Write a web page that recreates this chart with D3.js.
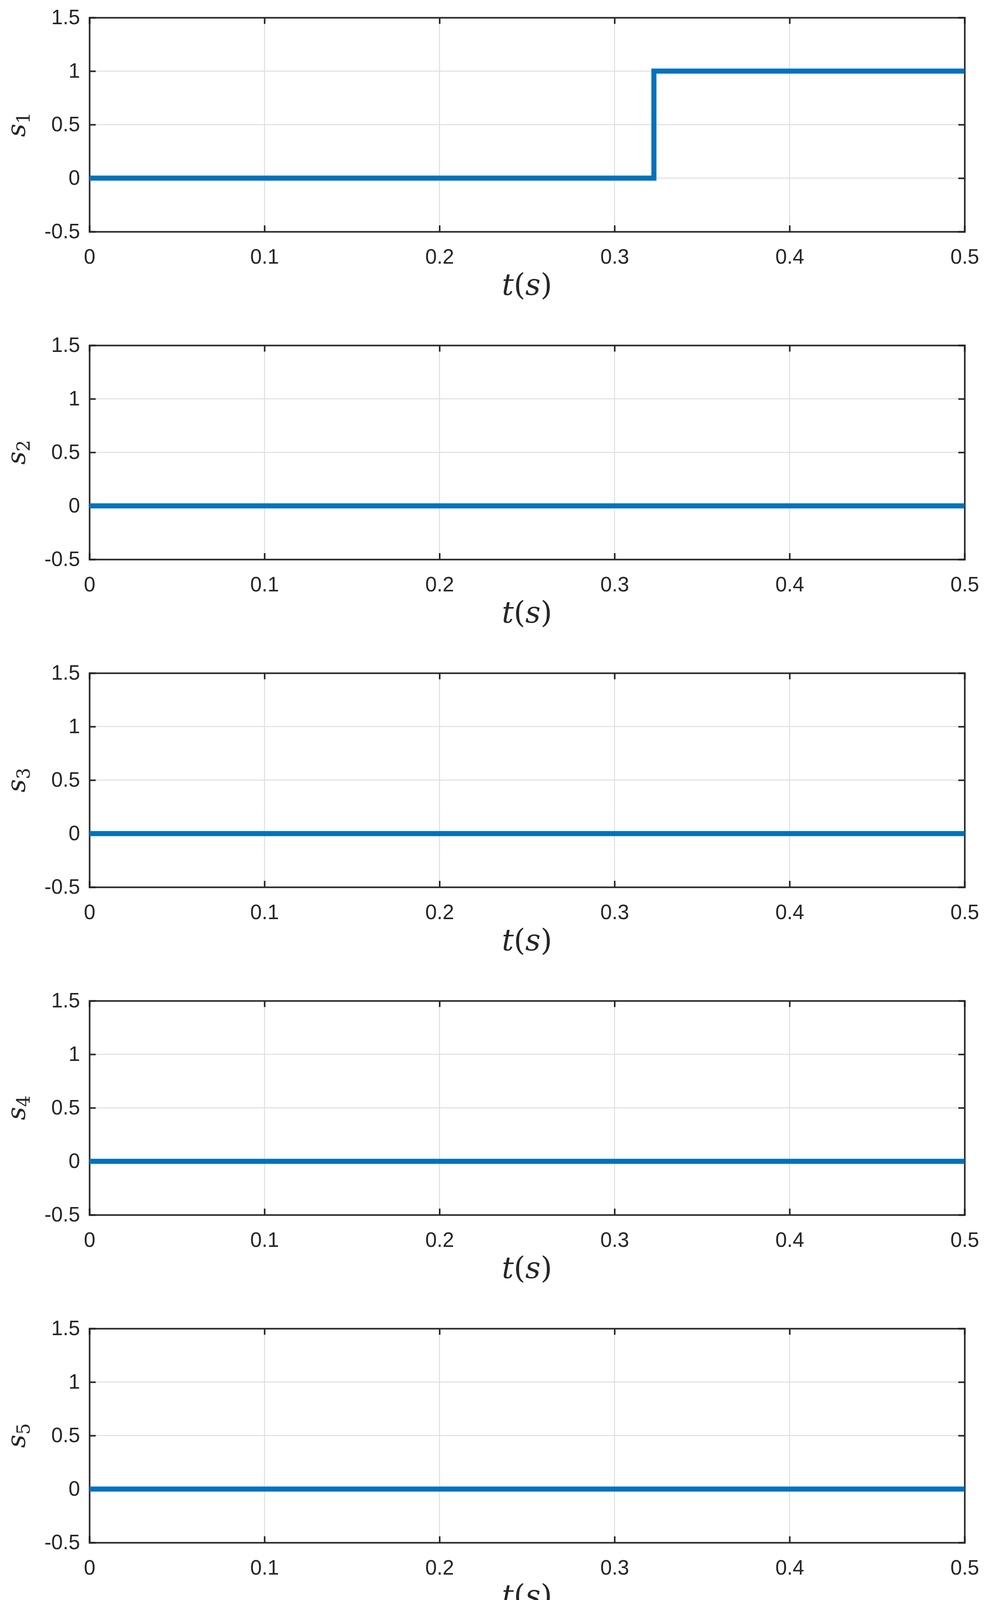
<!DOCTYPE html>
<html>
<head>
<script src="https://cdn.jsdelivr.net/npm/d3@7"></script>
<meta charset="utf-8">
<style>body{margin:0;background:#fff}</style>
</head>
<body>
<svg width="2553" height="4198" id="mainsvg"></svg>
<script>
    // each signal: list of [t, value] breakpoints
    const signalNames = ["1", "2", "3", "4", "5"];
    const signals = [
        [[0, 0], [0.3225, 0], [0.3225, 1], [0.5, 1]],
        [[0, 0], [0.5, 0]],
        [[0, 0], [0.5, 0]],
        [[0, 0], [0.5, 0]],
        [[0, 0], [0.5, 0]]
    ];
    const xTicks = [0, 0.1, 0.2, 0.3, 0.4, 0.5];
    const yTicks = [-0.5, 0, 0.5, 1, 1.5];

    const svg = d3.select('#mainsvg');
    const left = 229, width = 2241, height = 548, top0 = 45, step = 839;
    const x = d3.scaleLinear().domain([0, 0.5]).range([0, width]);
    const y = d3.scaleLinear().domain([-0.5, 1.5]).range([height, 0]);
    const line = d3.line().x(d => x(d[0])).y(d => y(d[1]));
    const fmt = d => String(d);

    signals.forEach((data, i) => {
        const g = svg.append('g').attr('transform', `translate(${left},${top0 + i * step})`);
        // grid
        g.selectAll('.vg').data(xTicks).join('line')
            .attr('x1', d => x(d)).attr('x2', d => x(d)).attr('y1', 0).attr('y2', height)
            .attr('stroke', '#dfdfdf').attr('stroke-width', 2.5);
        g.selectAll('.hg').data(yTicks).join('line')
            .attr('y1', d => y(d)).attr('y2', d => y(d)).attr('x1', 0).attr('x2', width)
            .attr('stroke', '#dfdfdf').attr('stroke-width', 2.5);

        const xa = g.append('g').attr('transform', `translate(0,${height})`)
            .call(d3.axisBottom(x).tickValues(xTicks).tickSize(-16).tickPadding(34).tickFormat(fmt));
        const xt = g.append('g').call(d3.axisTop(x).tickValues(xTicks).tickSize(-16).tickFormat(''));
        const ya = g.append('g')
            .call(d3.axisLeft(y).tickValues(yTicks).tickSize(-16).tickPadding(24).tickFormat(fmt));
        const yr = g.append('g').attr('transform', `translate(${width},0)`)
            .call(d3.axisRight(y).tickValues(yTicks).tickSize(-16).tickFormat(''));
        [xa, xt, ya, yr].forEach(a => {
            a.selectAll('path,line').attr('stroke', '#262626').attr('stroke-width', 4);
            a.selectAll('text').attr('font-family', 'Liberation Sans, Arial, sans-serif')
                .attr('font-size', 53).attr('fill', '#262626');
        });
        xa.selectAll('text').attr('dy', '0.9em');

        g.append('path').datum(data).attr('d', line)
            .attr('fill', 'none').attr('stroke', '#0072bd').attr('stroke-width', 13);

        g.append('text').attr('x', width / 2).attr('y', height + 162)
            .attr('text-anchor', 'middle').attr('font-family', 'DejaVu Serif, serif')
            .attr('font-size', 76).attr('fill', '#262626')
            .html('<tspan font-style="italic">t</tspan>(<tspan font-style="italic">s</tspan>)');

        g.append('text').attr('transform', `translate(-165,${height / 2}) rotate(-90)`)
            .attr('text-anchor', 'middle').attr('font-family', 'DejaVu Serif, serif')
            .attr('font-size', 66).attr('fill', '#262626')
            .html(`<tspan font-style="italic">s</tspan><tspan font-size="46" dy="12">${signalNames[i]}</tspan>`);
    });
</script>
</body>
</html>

==

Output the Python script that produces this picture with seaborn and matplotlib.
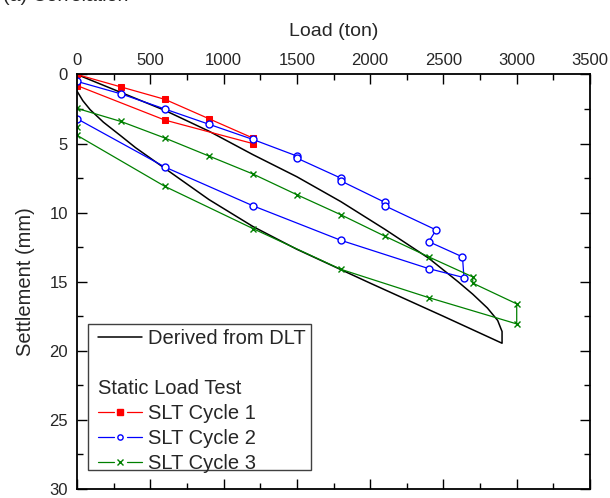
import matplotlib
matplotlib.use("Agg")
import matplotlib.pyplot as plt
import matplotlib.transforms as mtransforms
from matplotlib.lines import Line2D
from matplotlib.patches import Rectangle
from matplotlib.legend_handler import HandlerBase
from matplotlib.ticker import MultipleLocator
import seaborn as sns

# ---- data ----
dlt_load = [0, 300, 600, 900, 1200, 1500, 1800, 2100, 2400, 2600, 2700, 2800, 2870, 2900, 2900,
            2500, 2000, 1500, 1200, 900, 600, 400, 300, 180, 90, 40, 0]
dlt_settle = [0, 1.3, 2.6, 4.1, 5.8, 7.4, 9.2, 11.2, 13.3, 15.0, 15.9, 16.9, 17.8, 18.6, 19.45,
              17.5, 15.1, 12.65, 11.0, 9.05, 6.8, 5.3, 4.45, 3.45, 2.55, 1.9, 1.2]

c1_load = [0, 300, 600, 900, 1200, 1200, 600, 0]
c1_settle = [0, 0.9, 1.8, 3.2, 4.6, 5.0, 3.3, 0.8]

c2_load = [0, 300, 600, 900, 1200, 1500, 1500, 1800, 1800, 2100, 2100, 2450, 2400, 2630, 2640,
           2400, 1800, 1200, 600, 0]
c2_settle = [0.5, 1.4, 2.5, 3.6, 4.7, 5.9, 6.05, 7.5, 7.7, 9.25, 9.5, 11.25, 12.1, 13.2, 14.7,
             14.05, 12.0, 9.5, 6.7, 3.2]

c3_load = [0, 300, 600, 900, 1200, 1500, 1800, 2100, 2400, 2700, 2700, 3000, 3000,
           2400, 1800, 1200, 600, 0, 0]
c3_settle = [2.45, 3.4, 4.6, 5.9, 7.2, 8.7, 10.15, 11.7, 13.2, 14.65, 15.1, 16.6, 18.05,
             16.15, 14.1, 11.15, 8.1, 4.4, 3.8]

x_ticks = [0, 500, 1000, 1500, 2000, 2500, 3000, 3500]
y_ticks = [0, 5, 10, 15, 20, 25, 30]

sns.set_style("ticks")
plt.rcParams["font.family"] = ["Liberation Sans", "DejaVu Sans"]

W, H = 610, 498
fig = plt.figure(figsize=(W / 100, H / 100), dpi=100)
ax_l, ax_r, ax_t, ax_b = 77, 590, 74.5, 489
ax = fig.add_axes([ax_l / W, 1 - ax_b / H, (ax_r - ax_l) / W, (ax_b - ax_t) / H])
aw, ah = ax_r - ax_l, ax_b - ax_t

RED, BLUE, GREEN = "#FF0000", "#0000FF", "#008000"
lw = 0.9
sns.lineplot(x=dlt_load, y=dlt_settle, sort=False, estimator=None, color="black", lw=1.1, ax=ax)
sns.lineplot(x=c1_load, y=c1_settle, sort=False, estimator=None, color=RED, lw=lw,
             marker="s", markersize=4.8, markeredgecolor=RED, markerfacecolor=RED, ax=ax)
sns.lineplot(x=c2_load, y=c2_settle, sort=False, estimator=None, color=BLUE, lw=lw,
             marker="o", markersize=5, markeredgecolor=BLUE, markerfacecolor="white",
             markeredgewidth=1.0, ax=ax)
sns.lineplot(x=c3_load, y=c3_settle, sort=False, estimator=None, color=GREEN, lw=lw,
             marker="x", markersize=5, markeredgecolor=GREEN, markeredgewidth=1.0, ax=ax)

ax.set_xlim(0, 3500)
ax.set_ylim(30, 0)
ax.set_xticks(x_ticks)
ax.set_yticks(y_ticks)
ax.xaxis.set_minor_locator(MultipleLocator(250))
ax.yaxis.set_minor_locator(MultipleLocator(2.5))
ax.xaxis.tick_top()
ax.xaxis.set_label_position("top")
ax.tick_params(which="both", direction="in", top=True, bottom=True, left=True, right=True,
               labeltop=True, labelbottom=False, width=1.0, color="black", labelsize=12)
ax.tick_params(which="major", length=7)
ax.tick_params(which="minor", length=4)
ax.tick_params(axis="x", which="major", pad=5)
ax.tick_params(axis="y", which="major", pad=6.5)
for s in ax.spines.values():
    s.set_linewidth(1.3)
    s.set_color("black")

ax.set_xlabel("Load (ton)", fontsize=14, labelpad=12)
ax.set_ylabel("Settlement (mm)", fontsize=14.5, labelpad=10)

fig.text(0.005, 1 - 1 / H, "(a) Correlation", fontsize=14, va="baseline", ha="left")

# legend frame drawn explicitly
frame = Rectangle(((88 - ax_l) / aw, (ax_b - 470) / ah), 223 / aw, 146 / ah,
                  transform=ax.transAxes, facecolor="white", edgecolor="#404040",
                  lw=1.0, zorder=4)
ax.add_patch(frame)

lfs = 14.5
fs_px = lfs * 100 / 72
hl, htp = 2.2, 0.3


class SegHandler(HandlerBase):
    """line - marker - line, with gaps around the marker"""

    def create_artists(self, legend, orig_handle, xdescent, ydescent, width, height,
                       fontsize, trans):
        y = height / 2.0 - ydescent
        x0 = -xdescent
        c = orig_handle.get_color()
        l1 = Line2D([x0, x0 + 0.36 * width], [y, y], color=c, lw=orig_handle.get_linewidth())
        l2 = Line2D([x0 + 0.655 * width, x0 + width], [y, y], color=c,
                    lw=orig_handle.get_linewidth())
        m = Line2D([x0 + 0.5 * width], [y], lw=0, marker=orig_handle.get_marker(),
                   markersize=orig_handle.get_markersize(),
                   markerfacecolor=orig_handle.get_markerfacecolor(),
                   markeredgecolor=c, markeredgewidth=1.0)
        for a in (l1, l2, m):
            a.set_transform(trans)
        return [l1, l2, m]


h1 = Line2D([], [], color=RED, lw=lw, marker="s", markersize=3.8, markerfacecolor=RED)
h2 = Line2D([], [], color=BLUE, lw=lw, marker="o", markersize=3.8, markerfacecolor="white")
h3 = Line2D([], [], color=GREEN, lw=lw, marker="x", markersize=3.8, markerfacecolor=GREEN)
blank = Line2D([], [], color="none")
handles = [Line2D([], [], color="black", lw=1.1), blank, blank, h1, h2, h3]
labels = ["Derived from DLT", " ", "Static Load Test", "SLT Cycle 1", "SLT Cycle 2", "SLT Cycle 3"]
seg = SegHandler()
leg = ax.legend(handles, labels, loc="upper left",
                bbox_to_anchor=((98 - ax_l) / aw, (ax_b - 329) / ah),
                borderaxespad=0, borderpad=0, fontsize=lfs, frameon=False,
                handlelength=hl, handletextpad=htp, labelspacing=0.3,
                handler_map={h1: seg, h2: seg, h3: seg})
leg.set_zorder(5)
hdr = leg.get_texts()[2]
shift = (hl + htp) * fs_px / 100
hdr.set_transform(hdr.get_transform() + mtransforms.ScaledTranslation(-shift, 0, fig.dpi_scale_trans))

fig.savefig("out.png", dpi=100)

* * *

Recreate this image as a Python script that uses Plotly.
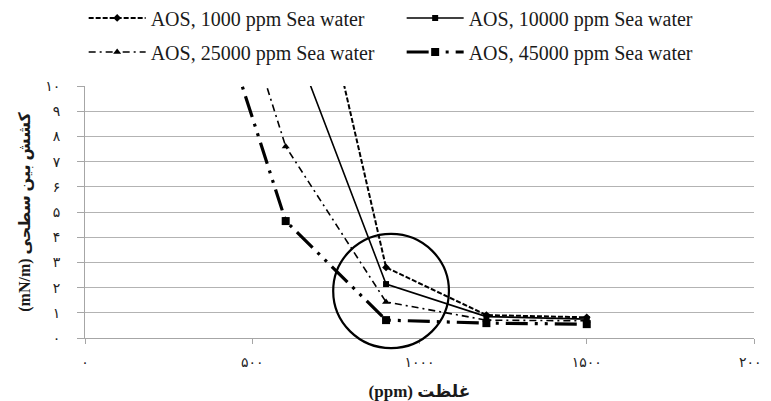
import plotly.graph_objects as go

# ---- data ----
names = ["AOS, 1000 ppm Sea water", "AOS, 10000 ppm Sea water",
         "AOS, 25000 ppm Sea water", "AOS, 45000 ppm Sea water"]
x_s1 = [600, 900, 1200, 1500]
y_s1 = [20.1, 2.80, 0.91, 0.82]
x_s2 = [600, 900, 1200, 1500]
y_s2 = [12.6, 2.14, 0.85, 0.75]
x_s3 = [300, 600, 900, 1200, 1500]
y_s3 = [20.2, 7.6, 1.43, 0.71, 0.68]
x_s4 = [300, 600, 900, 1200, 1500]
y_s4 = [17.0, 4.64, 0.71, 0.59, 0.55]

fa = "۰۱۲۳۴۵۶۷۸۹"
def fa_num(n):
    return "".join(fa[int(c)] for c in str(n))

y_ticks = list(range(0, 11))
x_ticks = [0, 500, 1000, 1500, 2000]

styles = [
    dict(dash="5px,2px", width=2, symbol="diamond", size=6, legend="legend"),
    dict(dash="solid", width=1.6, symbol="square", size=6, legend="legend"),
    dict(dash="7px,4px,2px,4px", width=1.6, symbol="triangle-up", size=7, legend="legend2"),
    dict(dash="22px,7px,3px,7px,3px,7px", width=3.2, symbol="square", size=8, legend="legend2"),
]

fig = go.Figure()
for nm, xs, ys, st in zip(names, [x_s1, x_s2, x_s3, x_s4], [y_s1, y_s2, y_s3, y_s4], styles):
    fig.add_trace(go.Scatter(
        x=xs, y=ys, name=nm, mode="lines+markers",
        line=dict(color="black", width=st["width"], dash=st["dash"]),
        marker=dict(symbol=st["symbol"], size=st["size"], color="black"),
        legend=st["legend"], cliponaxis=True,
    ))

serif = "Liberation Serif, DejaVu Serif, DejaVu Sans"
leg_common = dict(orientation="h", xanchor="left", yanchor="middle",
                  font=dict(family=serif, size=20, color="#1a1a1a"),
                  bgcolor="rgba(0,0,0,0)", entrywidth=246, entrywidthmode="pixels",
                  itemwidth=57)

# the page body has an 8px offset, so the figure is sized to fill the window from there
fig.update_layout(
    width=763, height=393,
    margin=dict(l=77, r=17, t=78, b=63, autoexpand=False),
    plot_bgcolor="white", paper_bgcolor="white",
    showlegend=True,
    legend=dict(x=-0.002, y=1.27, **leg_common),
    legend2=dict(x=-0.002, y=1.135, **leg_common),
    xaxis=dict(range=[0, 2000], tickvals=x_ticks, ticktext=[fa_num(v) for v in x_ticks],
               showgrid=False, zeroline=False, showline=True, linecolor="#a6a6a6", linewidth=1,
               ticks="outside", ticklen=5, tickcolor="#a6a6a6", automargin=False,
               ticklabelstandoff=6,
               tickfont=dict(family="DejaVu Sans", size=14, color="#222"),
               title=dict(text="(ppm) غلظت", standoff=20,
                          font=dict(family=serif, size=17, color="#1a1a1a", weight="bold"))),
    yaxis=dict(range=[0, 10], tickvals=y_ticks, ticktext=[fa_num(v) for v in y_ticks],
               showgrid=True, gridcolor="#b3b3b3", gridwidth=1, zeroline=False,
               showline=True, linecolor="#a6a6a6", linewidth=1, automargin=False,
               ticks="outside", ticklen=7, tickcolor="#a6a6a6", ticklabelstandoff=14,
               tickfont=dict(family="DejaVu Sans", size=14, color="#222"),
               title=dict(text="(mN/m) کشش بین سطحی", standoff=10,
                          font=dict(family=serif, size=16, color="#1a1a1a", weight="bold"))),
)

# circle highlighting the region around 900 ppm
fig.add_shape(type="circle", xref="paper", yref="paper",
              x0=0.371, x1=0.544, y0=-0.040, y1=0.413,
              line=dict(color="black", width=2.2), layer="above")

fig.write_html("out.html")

_Goal of the exercise_.
Where a line above holds the string "matplotlib", show that line.

_Exercise result_.
Output the Python script that produces this picture with seaborn and matplotlib.
import matplotlib
matplotlib.use("Agg")
import matplotlib.pyplot as plt
import matplotlib.transforms as mtransforms
from matplotlib.lines import Line2D
from matplotlib.patches import Rectangle
from matplotlib.legend_handler import HandlerBase
from matplotlib.ticker import MultipleLocator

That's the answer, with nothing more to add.